■ **What you need to do**:
From the first line of the data below through the line holding "(12,11) -- (1197,11);", output each line exactly and leave the pictures out.

■ **Supplied information**:
◆ ◆ ◆ ◆ ◆ ◆ ◆

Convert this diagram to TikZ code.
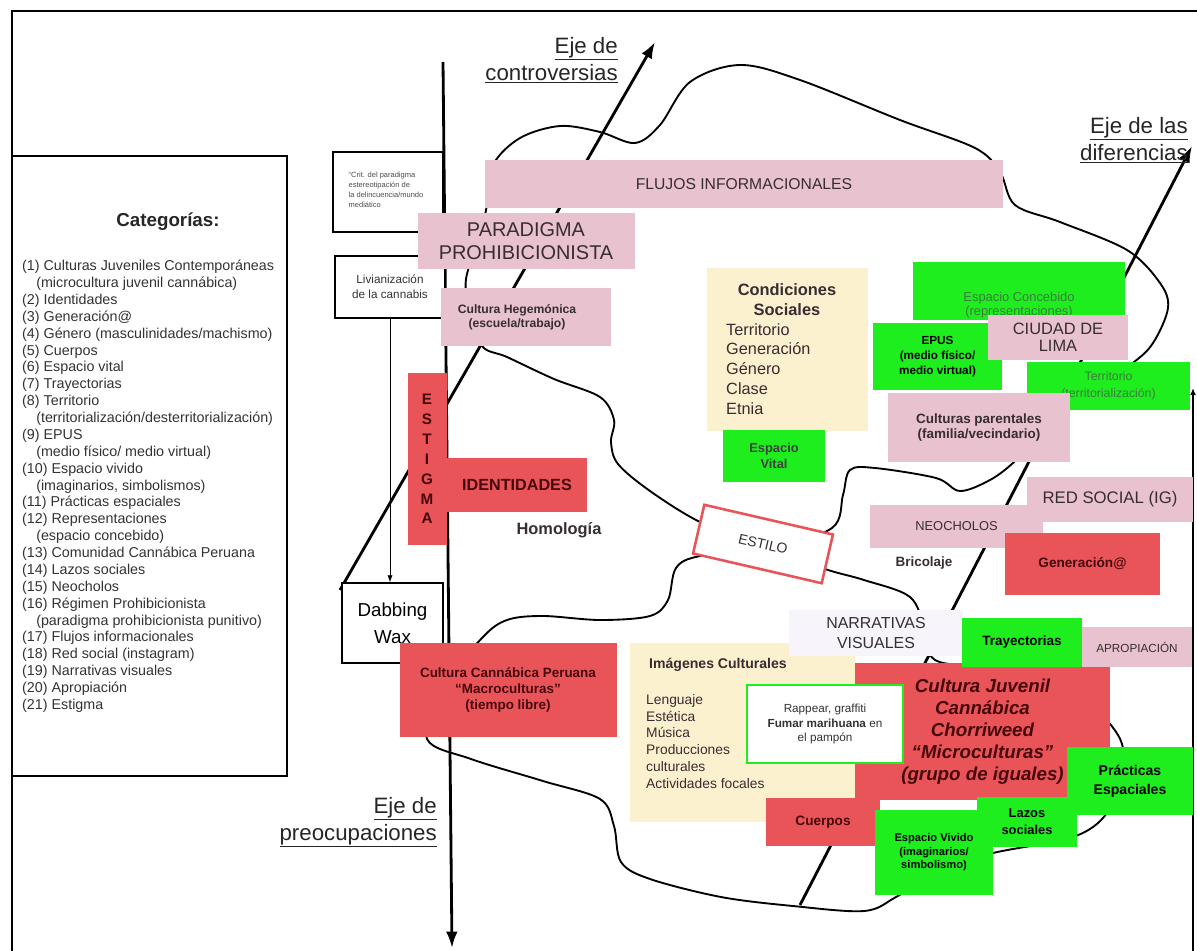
\documentclass[tikz,border=0pt]{standalone}
\usepackage{fontspec}
\setmainfont{Liberation Sans}
\usetikzlibrary{arrows.meta}

\definecolor{rosa}{RGB}{232,194,206}
\definecolor{rojo}{RGB}{233,84,88}
\definecolor{verde}{RGB}{30,238,30}
\definecolor{crema}{RGB}{252,241,206}
\definecolor{lila}{RGB}{247,245,251}
\definecolor{tinta}{RGB}{55,45,50}
\definecolor{granate}{RGB}{70,8,12}
\definecolor{verdetxt}{RGB}{60,125,60}

\newcommand{\fs}[2]{\fontsize{#1pt}{#2pt}\selectfont}

\tikzset{
  sz/.style 2 args={minimum width=#1*0.03cm, minimum height=#2*0.03cm},
  caja/.style={inner sep=0pt, align=center, text=tinta},
  rosabox/.style={caja, fill=rosa},
  rojobox/.style={caja, fill=rojo, text=granate},
  verdebox/.style={caja, fill=verde, text=black},
  cremabox/.style={caja, fill=crema},
  marco/.style={caja, draw=black, line width=1.2pt, fill=white, text=black!80},
  eje/.style={line width=2.4pt, -{Latex[length=14pt,width=10pt]}},
  rotulo/.style={inner sep=0pt, align=right, text=black!85},
  contorno/.style={line width=1.6pt, smooth cycle, tension=0.55},
}

\begin{document}
\begin{tikzpicture}[x=0.03cm, y=-0.03cm]
\useasboundingbox (0,0) rectangle (1197,951);

% marco
\draw[line width=1.4pt] (12,951) -- (12,11) -- (1197,11);

% ejes
\coordinate (preA) at (443,62);
\coordinate (preB) at (452,948);
\draw[eje] (preA) -- (preB);
\coordinate (contA) at (340,590);
\coordinate (contB) at (655,42);
\draw[eje] (contA) -- (contB);
\coordinate (difA) at (800,905);
\coordinate (difB) at (1192,146);
\draw[eje] (difA) -- (difB);
\coordinate (derA) at (1193,951);
\coordinate (derB) at (1193,388);
\draw[line width=1.2pt, -{Latex[length=6pt,width=5pt]}] (derA) -- (derB);

% contorno
\draw[contorno] plot coordinates {
  (493,165) (520,138) (560,126) (600,132) (635,143) (660,125) (690,82)
  (740,65) (800,80) (900,120) (975,148) (1000,172) (1015,205) (1060,222)
  (1127,250) (1160,283) (1168,308) (1153,343) (1130,365) (1070,405)
  (1035,440) (1013,463) (990,480) (960,491) (936,478) (875,468) (850,470)
  (843,495) (832,528) (770,548) (700,556) (676,568) (668,600) (650,616)
  (600,620) (543,616) (507,620) (482,638) (440,690) (427,739) (471,759)
  (543,781) (600,799) (614,826) (621,862) (650,879) (721,897) (793,906)
  (864,911) (896,897) (940,870) (993,853) (1073,837) (1107,813)
  (1123,770) (1118,735) (1080,700) (990,670) (935,660) (925,630)
  (910,597) (864,580) (825,569) (760,545) (700,522) (650,491) (618,464)
  (611,442) (614,420) (600,397) (554,379) (507,357) (482,346) (470,310)
  (466,279) (480,235) (487,205)};

% categorias
\node[marco, sz={275}{620}] (categorias) at (149.5,466) {};
\node[font=\fs{16}{18}\bfseries, text=black!85] (cattit) at (168,222) {Categorías:};
\node[anchor=north west, inner sep=0pt, align=left, font=\fs{12.2}{14.4}, text=black!80] (catlista) at (22,260) {(1) Culturas Juveniles Contemporáneas\\
\hspace*{12pt}(microcultura juvenil cannábica)\\
(2) Identidades\\
(3) Generación@\\
(4) Género (masculinidades/machismo)\\
(5) Cuerpos\\
(6) Espacio vital\\
(7) Trayectorias\\
(8) Territorio\\
\hspace*{12pt}(territorialización/desterritorialización)\\
(9) EPUS\\
\hspace*{12pt}(medio físico/ medio virtual)\\
(10) Espacio vivido\\
\hspace*{12pt}(imaginarios, simbolismos)\\
(11) Prácticas espaciales\\
(12) Representaciones\\
\hspace*{12pt}(espacio concebido)\\
(13) Comunidad Cannábica Peruana\\
(14) Lazos sociales\\
(15) Neocholos\\
(16) Régimen Prohibicionista\\
\hspace*{12pt}(paradigma prohibicionista punitivo)\\
(17) Flujos informacionales\\
(18) Red social (instagram)\\
(19) Narrativas visuales\\
(20) Apropiación\\
(21) Estigma};

% cajas de la izquierda
\node[marco, sz={110}{80}] (critica) at (388,192) {};
\node[font=\fs{6.4}{8.6}, align=left, text=black!70] (criticatxt) at (386,190) {“Crit. del paradigma\\estereotipación de\\la delincuencia/mundo\\mediático};
\node[marco, sz={110}{62}, font=\fs{10}{12.8}] (liviana) at (390,287) {Livianización\\de la cannabis};
\node[marco, sz={101}{80}, font=\fs{16}{23}, text=black] (dabbing) at (392.5,623) {Dabbing\\Wax};
\draw[line width=0.8pt, -{Latex[length=6pt,width=4.5pt]}] (liviana.south) -- (liviana.south |- dabbing.north);

% cajas superiores
\node[rosabox, sz={518}{48}, font=\fs{13.4}{16}] (flujos) at (744,184) {FLUJOS INFORMACIONALES};
\node[rosabox, sz={217}{56}, font=\fs{17}{19.6}] (paradigma) at (526,241) {PARADIGMA\\PROHIBICIONISTA};
\node[rosabox, sz={170}{58}] (hegemonica) at (526,317) {};
\node[text=tinta, align=center, font=\fs{10.4}{12}\bfseries] (hegemonicatxt) at (517,317) {Cultura Hegemónica\\(escuela/trabajo)};

% estigma e identidades
\node[rojobox, sz={39}{172}, font=\fs{13}{17}\bfseries] (estigma) at (427,459) {E\\S\\T\\I\\G\\M\\A};
\node[rojobox, sz={140}{54}, font=\fs{13.8}{16}\bfseries] (identidades) at (517,485) {IDENTIDADES};
\node[text=tinta, font=\fs{14}{16}\bfseries] (homologia) at (559,530) {Homología};
\node[caja, draw=rojo, line width=2.2pt, fill=white, sz={132}{50}, rotate=-13, font=\fs{12}{14}] (estilo) at (763,544) {ESTILO};
\node[rojobox, sz={217}{94}, font=\fs{11.5}{13.7}\bfseries] (peruana) at (508,690) {Cultura Cannábica Peruana\\“Macroculturas”\\(tiempo libre)};

% condiciones sociales
\node[cremabox, sz={161}{163}] (condiciones) at (787.5,349.5) {};
\node[text=tinta, font=\fs{14}{17}\bfseries, align=center] (condtit) at (787,300) {Condiciones\\Sociales};
\node[text=tinta, font=\fs{13.9}{17}, align=left, anchor=north west, inner sep=0pt] (condlista) at (726,323) {Territorio\\Generación\\Género\\Clase\\Etnia};
\node[verdebox, sz={102}{52}, font=\fs{11}{13}\bfseries, text=black!75] (vital) at (774,456) {Espacio\\Vital};

% ciudad
\node[verdebox, sz={212}{58}] (concebido) at (1019,291) {};
\node[text=verdetxt, font=\fs{11}{12.5}, align=center] (concebidotxt) at (1019,305) {Espacio Concebido\\(representaciones)};
\node[verdebox, sz={129}{67}, font=\fs{10}{12.8}\bfseries] (epus) at (937.5,356.5) {EPUS\\(medio físico/\\medio virtual)};
\node[rosabox, sz={140}{45}, font=\fs{14}{14.5}] (lima) at (1058,337.5) {CIUDAD DE\\LIMA};
\node[verdebox, sz={163}{48}, font=\fs{10.5}{15}, text=verdetxt] (territorio) at (1108.5,386) {Territorio\\(territorialización)};
\node[rosabox, sz={182}{69}, font=\fs{11.5}{13}\bfseries] (parentales) at (979,427.5) {Culturas parentales\\(familia/vecindario)};

% red social
\node[rosabox, sz={166}{45}, font=\fs{14.3}{16}] (red) at (1110,499.5) {RED SOCIAL (IG)};
\node[rosabox, sz={173}{43}, font=\fs{11}{13}] (neo) at (956.5,526.5) {NEOCHOLOS};
\node[text=tinta, font=\fs{11.5}{13}\bfseries] (bricolaje) at (924,563) {Bricolaje};
\node[rojobox, sz={155}{62}, font=\fs{11.6}{13}\bfseries] (generacion) at (1082.5,564) {Generación@};

% parte baja
\node[cremabox, sz={225}{179}] (imagenes) at (742.5,732.5) {};
\node[text=tinta, font=\fs{12}{14}\bfseries] (imagtit) at (718,665) {Imágenes Culturales};
\node[text=tinta, font=\fs{11.8}{14.3}, align=left, anchor=north west, inner sep=0pt] (imaglista) at (646,694) {Lenguaje\\Estética\\Música\\Producciones\\culturales\\Actividades focales};
\node[caja, fill=lila, sz={174}{46}, font=\fs{13.6}{17}] (narrativas) at (876,633) {NARRATIVAS\\VISUALES};
\node[rojobox, sz={255}{137}, font=\fs{16}{18.8}\bfseries\itshape] (juvenil) at (982.5,731.5) {Cultura Juvenil\\Cannábica\\Chorriweed\\“Microculturas”\\(grupo de iguales)};
\node[caja, draw=verde, line width=2.2pt, fill=white, sz={156}{78}, font=\fs{10}{12.4}, text=black!80] (rappear) at (825,724) {Rappear, graffiti\\\textbf{Fumar marihuana} en\\el pampón};
\node[verdebox, sz={120}{49}, font=\fs{11.5}{13}\bfseries] (trayectorias) at (1022,642.5) {Trayectorias};
\node[rosabox, sz={110}{40}, font=\fs{10}{12}] (apropiacion) at (1137,647) {APROPIACIÓN};
\node[rojobox, sz={114}{48}, font=\fs{11.6}{13}\bfseries] (cuerpos) at (823,822) {Cuerpos};
\node[verdebox, sz={126}{68}, font=\fs{12}{16}\bfseries] (practicas) at (1130,781) {Prácticas\\Espaciales};
\node[verdebox, sz={100}{50}, font=\fs{11}{14.5}\bfseries] (lazos) at (1027,822) {Lazos\\sociales};
\node[verdebox, sz={118}{85}, font=\fs{9.5}{11.5}\bfseries] (vivido) at (934,852.5) {Espacio Vivido\\(imaginarios/\\simbolismo)};

% rotulos de los ejes
\node[rotulo, anchor=north east, font=\fs{19}{23}] (lcont) at (618,37) {\underline{Eje de}\\\underline{controversias}};
\node[rotulo, anchor=north east, font=\fs{19}{23}] (ldif) at (1188,117) {\underline{Eje de las}\\\underline{diferencias}};
\node[rotulo, anchor=north east, font=\fs{19}{23}] (lpre) at (437,797) {\underline{Eje de}\\\underline{preocupaciones}};
\end{tikzpicture}
\end{document}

◆ ◆ ◆ ◆ ◆ ◆ ◆

■ **Exercise output**:
Convert this diagram to TikZ code.
\documentclass[tikz,border=0pt]{standalone}
\usepackage{fontspec}
\setmainfont{Liberation Sans}
\usetikzlibrary{arrows.meta}

\definecolor{rosa}{RGB}{232,194,206}
\definecolor{rojo}{RGB}{233,84,88}
\definecolor{verde}{RGB}{30,238,30}
\definecolor{crema}{RGB}{252,241,206}
\definecolor{lila}{RGB}{247,245,251}
\definecolor{tinta}{RGB}{55,45,50}
\definecolor{granate}{RGB}{70,8,12}
\definecolor{verdetxt}{RGB}{60,125,60}

\newcommand{\fs}[2]{\fontsize{#1pt}{#2pt}\selectfont}

\tikzset{
  sz/.style 2 args={minimum width=#1*0.03cm, minimum height=#2*0.03cm},
  caja/.style={inner sep=0pt, align=center, text=tinta},
  rosabox/.style={caja, fill=rosa},
  rojobox/.style={caja, fill=rojo, text=granate},
  verdebox/.style={caja, fill=verde, text=black},
  cremabox/.style={caja, fill=crema},
  marco/.style={caja, draw=black, line width=1.2pt, fill=white, text=black!80},
  eje/.style={line width=2.4pt, -{Latex[length=14pt,width=10pt]}},
  rotulo/.style={inner sep=0pt, align=right, text=black!85},
  contorno/.style={line width=1.6pt, smooth cycle, tension=0.55},
}

\begin{document}
\begin{tikzpicture}[x=0.03cm, y=-0.03cm]
\useasboundingbox (0,0) rectangle (1197,951);

% marco
\draw[line width=1.4pt] (12,951) -- (12,11) -- (1197,11);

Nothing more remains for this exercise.